**SET EXERCISE:** Repeat every line below exactly as it reads.

-------- DATA EXTRACT

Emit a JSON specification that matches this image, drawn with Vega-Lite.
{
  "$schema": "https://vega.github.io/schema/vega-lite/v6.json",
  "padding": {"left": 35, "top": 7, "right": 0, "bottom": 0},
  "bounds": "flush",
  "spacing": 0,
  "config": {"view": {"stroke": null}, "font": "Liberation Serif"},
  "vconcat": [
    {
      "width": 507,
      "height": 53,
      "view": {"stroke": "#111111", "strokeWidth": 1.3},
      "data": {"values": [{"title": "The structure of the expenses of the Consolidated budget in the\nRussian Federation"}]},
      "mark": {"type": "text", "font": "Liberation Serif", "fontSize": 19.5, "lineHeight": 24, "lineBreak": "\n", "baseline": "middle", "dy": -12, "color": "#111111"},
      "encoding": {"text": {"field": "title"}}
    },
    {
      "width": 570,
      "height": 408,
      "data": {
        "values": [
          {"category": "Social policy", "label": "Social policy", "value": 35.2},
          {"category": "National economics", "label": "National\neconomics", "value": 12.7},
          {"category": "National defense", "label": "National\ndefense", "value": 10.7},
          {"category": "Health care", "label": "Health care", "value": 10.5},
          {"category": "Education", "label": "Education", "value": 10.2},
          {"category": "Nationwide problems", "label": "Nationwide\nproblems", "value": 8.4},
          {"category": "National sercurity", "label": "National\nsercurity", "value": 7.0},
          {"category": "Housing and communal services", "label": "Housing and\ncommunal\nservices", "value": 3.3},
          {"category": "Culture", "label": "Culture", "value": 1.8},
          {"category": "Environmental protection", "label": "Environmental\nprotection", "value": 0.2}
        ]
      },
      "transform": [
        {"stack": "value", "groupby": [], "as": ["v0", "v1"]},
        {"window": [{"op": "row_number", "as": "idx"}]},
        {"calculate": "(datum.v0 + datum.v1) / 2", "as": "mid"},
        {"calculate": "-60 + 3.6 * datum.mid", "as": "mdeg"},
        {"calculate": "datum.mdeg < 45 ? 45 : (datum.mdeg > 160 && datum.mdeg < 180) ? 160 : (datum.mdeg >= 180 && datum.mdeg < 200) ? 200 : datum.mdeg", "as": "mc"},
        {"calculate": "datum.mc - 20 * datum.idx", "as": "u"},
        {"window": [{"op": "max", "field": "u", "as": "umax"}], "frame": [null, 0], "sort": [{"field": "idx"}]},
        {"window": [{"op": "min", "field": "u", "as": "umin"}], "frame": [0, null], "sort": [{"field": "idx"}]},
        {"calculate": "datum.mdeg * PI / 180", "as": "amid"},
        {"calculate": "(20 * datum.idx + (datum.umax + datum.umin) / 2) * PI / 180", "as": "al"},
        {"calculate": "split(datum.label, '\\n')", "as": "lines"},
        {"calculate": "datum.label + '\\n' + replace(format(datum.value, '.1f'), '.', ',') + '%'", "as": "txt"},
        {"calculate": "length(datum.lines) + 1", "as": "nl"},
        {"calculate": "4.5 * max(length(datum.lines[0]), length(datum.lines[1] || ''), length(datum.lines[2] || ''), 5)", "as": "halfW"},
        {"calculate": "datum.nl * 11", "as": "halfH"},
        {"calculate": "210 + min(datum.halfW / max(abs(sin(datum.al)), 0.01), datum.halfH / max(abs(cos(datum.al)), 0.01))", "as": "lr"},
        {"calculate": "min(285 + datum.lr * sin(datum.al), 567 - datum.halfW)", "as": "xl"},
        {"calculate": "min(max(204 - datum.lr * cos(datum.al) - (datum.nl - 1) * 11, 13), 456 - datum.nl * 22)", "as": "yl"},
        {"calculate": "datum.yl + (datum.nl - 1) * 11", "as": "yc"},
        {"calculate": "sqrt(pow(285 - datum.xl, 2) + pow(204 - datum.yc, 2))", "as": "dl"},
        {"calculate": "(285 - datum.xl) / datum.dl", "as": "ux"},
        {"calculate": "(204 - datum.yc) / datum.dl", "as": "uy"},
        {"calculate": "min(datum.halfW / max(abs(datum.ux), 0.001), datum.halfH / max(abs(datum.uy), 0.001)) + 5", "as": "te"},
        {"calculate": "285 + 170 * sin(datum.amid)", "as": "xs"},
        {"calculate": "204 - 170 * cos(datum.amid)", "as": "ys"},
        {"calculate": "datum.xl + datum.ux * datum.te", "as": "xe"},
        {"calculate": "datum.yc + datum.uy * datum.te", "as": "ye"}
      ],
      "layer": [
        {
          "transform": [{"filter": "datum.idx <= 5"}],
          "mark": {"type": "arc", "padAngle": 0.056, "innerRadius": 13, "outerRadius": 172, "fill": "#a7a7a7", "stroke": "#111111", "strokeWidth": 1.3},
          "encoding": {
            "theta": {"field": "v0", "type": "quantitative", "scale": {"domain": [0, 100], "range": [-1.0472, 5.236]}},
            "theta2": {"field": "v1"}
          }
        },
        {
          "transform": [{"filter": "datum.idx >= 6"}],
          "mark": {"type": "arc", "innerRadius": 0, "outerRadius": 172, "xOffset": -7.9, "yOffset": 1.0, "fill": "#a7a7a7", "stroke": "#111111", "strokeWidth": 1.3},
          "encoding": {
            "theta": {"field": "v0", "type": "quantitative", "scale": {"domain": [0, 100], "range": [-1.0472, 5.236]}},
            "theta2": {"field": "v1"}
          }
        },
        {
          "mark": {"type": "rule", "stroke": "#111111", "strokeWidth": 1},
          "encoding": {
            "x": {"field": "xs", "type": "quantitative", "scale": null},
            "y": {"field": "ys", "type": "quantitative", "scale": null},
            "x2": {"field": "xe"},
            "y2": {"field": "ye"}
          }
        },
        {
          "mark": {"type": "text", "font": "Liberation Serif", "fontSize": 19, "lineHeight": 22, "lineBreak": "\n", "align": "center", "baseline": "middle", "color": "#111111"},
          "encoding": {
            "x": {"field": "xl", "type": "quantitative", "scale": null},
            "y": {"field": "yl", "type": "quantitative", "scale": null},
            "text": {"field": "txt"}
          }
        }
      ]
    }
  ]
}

----------------

**COMPLETE OUTPUT:**
Emit a JSON specification that matches this image, drawn with Vega-Lite.
{
  "$schema": "https://vega.github.io/schema/vega-lite/v6.json",
  "padding": {"left": 35, "top": 7, "right": 0, "bottom": 0},
  "bounds": "flush",
  "spacing": 0,
  "config": {"view": {"stroke": null}, "font": "Liberation Serif"},
  "vconcat": [
    {
      "width": 507,
      "height": 53,
      "view": {"stroke": "#111111", "strokeWidth": 1.3},
      "data": {"values": [{"title": "The structure of the expenses of the Consolidated budget in the\nRussian Federation"}]},
      "mark": {"type": "text", "font": "Liberation Serif", "fontSize": 19.5, "lineHeight": 24, "lineBreak": "\n", "baseline": "middle", "dy": -12, "color": "#111111"},
      "encoding": {"text": {"field": "title"}}
    },
    {
      "width": 570,
      "height": 408,
      "data": {
        "values": [
          {"category": "Social policy", "label": "Social policy", "value": 35.2},
          {"category": "National economics", "label": "National\neconomics", "value": 12.7},
          {"category": "National defense", "label": "National\ndefense", "value": 10.7},
          {"category": "Health care", "label": "Health care", "value": 10.5},
          {"category": "Education", "label": "Education", "value": 10.2},
          {"category": "Nationwide problems", "label": "Nationwide\nproblems", "value": 8.4},
          {"category": "National sercurity", "label": "National\nsercurity", "value": 7.0},
          {"category": "Housing and communal services", "label": "Housing and\ncommunal\nservices", "value": 3.3},
          {"category": "Culture", "label": "Culture", "value": 1.8},
          {"category": "Environmental protection", "label": "Environmental\nprotection", "value": 0.2}
        ]
      },
      "transform": [
        {"stack": "value", "groupby": [], "as": ["v0", "v1"]},
        {"window": [{"op": "row_number", "as": "idx"}]},
        {"calculate": "(datum.v0 + datum.v1) / 2", "as": "mid"},
        {"calculate": "-60 + 3.6 * datum.mid", "as": "mdeg"},
        {"calculate": "datum.mdeg < 45 ? 45 : (datum.mdeg > 160 && datum.mdeg < 180) ? 160 : (datum.mdeg >= 180 && datum.mdeg < 200) ? 200 : datum.mdeg", "as": "mc"},
        {"calculate": "datum.mc - 20 * datum.idx", "as": "u"},
        {"window": [{"op": "max", "field": "u", "as": "umax"}], "frame": [null, 0], "sort": [{"field": "idx"}]},
        {"window": [{"op": "min", "field": "u", "as": "umin"}], "frame": [0, null], "sort": [{"field": "idx"}]},
        {"calculate": "datum.mdeg * PI / 180", "as": "amid"},
        {"calculate": "(20 * datum.idx + (datum.umax + datum.umin) / 2) * PI / 180", "as": "al"},
        {"calculate": "split(datum.label, '\\n')", "as": "lines"},
        {"calculate": "datum.label + '\\n' + replace(format(datum.value, '.1f'), '.', ',') + '%'", "as": "txt"},
        {"calculate": "length(datum.lines) + 1", "as": "nl"},
        {"calculate": "4.5 * max(length(datum.lines[0]), length(datum.lines[1] || ''), length(datum.lines[2] || ''), 5)", "as": "halfW"},
        {"calculate": "datum.nl * 11", "as": "halfH"},
        {"calculate": "210 + min(datum.halfW / max(abs(sin(datum.al)), 0.01), datum.halfH / max(abs(cos(datum.al)), 0.01))", "as": "lr"},
        {"calculate": "min(285 + datum.lr * sin(datum.al), 567 - datum.halfW)", "as": "xl"},
        {"calculate": "min(max(204 - datum.lr * cos(datum.al) - (datum.nl - 1) * 11, 13), 456 - datum.nl * 22)", "as": "yl"},
        {"calculate": "datum.yl + (datum.nl - 1) * 11", "as": "yc"},
        {"calculate": "sqrt(pow(285 - datum.xl, 2) + pow(204 - datum.yc, 2))", "as": "dl"},
        {"calculate": "(285 - datum.xl) / datum.dl", "as": "ux"},
        {"calculate": "(204 - datum.yc) / datum.dl", "as": "uy"},
        {"calculate": "min(datum.halfW / max(abs(datum.ux), 0.001), datum.halfH / max(abs(datum.uy), 0.001)) + 5", "as": "te"},
        {"calculate": "285 + 170 * sin(datum.amid)", "as": "xs"},
        {"calculate": "204 - 170 * cos(datum.amid)", "as": "ys"},
        {"calculate": "datum.xl + datum.ux * datum.te", "as": "xe"},
        {"calculate": "datum.yc + datum.uy * datum.te", "as": "ye"}
      ],
      "layer": [
        {
          "transform": [{"filter": "datum.idx <= 5"}],
          "mark": {"type": "arc", "padAngle": 0.056, "innerRadius": 13, "outerRadius": 172, "fill": "#a7a7a7", "stroke": "#111111", "strokeWidth": 1.3},
          "encoding": {
            "theta": {"field": "v0", "type": "quantitative", "scale": {"domain": [0, 100], "range": [-1.0472, 5.236]}},
            "theta2": {"field": "v1"}
          }
        },
        {
          "transform": [{"filter": "datum.idx >= 6"}],
          "mark": {"type": "arc", "innerRadius": 0, "outerRadius": 172, "xOffset": -7.9, "yOffset": 1.0, "fill": "#a7a7a7", "stroke": "#111111", "strokeWidth": 1.3},
          "encoding": {
            "theta": {"field": "v0", "type": "quantitative", "scale": {"domain": [0, 100], "range": [-1.0472, 5.236]}},
            "theta2": {"field": "v1"}
          }
        },
        {
          "mark": {"type": "rule", "stroke": "#111111", "strokeWidth": 1},
          "encoding": {
            "x": {"field": "xs", "type": "quantitative", "scale": null},
            "y": {"field": "ys", "type": "quantitative", "scale": null},
            "x2": {"field": "xe"},
            "y2": {"field": "ye"}
          }
        },
        {
          "mark": {"type": "text", "font": "Liberation Serif", "fontSize": 19, "lineHeight": 22, "lineBreak": "\n", "align": "center", "baseline": "middle", "color": "#111111"},
          "encoding": {
            "x": {"field": "xl", "type": "quantitative", "scale": null},
            "y": {"field": "yl", "type": "quantitative", "scale": null},
            "text": {"field": "txt"}
          }
        }
      ]
    }
  ]
}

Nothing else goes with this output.